Look for the string "this" and copy every line that has it.

....

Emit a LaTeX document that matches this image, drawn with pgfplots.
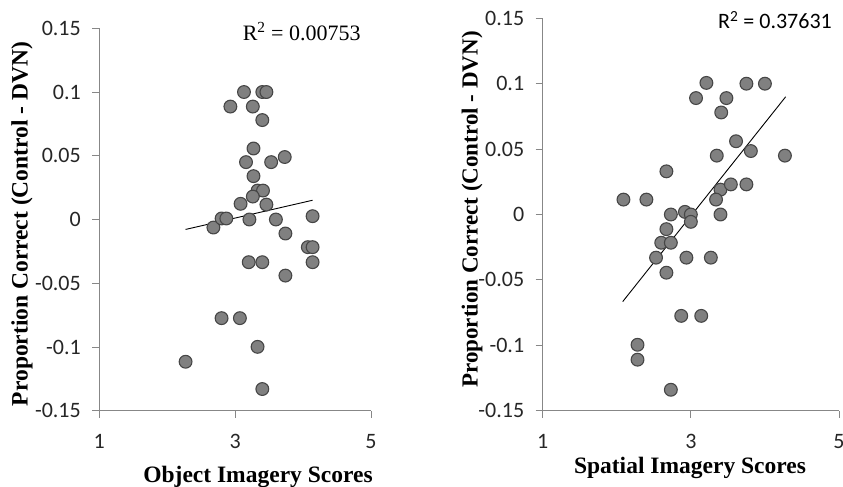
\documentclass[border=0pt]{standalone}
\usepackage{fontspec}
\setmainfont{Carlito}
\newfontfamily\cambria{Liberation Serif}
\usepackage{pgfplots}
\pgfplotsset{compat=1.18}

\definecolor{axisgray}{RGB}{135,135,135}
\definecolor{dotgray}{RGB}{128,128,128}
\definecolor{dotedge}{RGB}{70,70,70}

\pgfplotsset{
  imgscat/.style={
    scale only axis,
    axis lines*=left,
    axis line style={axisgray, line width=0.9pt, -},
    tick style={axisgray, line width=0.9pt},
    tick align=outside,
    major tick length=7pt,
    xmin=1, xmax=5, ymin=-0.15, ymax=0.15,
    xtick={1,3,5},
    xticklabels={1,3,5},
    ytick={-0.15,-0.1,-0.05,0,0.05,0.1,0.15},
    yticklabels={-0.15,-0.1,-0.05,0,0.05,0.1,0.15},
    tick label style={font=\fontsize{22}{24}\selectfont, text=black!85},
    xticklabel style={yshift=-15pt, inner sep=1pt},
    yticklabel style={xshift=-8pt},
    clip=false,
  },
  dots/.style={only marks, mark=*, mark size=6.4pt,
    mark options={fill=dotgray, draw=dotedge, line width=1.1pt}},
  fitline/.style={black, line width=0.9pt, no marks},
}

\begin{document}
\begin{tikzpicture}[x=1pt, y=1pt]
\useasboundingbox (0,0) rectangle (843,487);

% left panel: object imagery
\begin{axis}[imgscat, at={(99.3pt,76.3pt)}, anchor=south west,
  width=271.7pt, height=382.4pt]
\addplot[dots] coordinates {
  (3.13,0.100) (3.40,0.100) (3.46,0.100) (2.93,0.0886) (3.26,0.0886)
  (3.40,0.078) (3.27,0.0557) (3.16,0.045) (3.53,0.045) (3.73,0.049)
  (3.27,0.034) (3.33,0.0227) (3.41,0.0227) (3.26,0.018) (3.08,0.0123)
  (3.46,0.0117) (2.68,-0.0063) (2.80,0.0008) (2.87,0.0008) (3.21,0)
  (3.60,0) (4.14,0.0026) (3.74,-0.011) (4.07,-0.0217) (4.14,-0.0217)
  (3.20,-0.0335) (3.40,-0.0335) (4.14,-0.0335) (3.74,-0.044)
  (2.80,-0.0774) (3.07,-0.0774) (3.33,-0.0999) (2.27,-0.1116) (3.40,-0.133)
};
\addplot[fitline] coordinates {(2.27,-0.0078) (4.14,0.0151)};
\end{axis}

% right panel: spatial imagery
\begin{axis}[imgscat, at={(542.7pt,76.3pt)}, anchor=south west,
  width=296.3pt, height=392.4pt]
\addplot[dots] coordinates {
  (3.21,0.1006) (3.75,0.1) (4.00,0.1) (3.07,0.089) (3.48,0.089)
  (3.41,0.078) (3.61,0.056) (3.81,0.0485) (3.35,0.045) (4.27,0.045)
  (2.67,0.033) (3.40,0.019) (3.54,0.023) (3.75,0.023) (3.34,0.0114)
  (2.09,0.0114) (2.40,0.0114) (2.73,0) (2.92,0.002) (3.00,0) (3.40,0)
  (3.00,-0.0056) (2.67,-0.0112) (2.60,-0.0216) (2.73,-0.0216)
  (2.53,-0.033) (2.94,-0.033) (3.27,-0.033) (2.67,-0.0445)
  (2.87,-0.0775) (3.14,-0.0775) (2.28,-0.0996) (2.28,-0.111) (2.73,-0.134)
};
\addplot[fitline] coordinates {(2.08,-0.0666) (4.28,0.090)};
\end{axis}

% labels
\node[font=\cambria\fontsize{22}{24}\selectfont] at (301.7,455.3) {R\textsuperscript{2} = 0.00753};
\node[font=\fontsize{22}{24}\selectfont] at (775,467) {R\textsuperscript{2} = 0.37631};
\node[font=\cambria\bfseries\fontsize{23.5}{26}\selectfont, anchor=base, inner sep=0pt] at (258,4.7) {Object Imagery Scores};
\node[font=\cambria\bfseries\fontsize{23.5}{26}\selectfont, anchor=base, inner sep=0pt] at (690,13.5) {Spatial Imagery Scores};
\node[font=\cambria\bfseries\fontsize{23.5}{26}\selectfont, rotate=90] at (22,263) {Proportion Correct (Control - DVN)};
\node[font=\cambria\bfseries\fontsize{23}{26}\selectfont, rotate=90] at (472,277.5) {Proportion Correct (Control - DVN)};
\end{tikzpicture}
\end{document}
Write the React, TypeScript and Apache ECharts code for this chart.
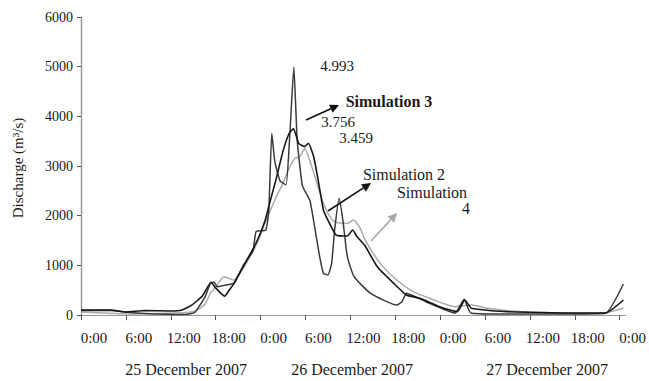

....

Reply to the exercise:
Emit a LaTeX document that matches this image, drawn with pgfplots.
Write the React, TypeScript and Apache ECharts code for this chart.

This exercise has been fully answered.